Now, on the other side of my sexual renaissance, I see the world so
differently that I can hardly articulate it. I know so much now that I
didn’t see then. I know that lifelong heterosexual monogamy is not for
everybody. I know that sexuality is not a pollutant of art, but probably
its point of origin. I know that the sexual undercurrents that run
beneath even “platonic” relationships are better acknowledged and
enjoyed than denied. But foundationally, I know this: that the
difference between destructive and life-giving sexuality is not made by
what kind of relationship it occurs in. It is made by the presence or
absence of joy and caring.
Whether there are one, or two, or several participants, a sex act is
healthy if it is characterized by joy in the giving and receiving of
pleasure, and by caring for the physical and emotional health of each
person involved. That’s all. It’s not any more complicated than that.
All other rules are created because somebody somewhere found a
particular sexual relation damaging, and blamed the social circumstances
rather than the individual ones. (Example: a woman who at 16 consented
to sex she didn’t want because she craved closeness and affirmation, and
concludes that teenage sex is always unhealthy.)

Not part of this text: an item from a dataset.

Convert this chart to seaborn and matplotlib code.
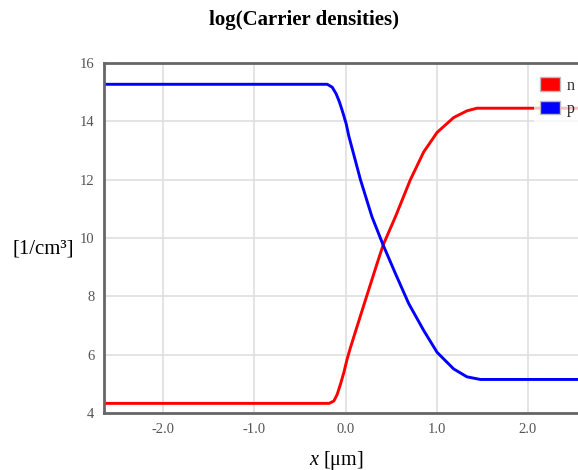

On a broader, systemic level, sex-negativity is based on fear and
distrust of the body and human nature. But I’ve always been a staunch
humanist, so the rhetoric of dirt and cleanliness never made a lot of
sense to me. I never believed my sexuality was dirty or impure, just
that it was dangerous.
Now, I don’t know how my life would have developed if I’d grown up
without believing those lies. Plenty of people have sexual experiences,
or even whole phases of life, that they regret, and I might have been
one of those people. We can’t know how an alternative life path would
have turned out. But I know for damn sure that I regret the twelve years
of sexual repression that I subjected myself to, with the approval and
encouragement of adults I trusted. I regret the experiences and
relationships I missed out on, I regret relationships that were stunted
or aborted because of my fear of sexuality, and I especially regret the
disconnection with my own sexuality that my denial created, a
disconnection I am still trying to repair.

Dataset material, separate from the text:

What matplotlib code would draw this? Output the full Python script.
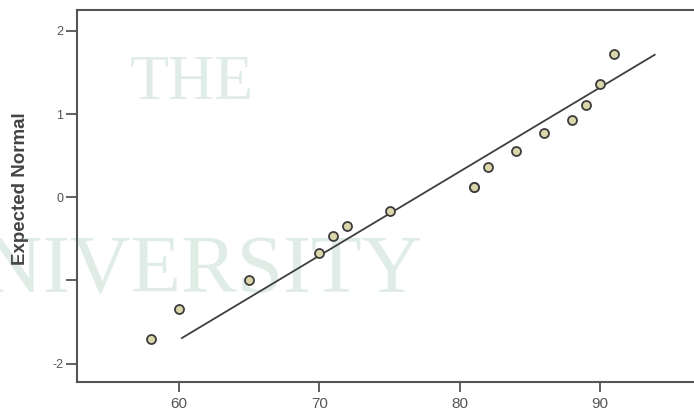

In case anybody’s in doubt, it’s these experiences that make me
passionate about becoming a sex educator. The abstinence-only message is
founded on a false understanding of sex, its consequences, and its
appropriate role in human life. Young people do need to be taught —
indiscriminate sexual activity is often unhealthy too, and making smart,
healthy sexual decisions in our culture does not come naturally. But
they need to be taught about joy and caring, they need to be taught to
discern their own needs and wants, they need to be taught communication
and respect, they need to be taught what sex does and what it doesn’t
do. They need to be taught about the varieties of sexual experience
(apologies to William James) and given tools for creating a fulfilling
sexual life, whatever that means for them. I’m grateful that I learned
these things eventually; I want to help others learn them sooner.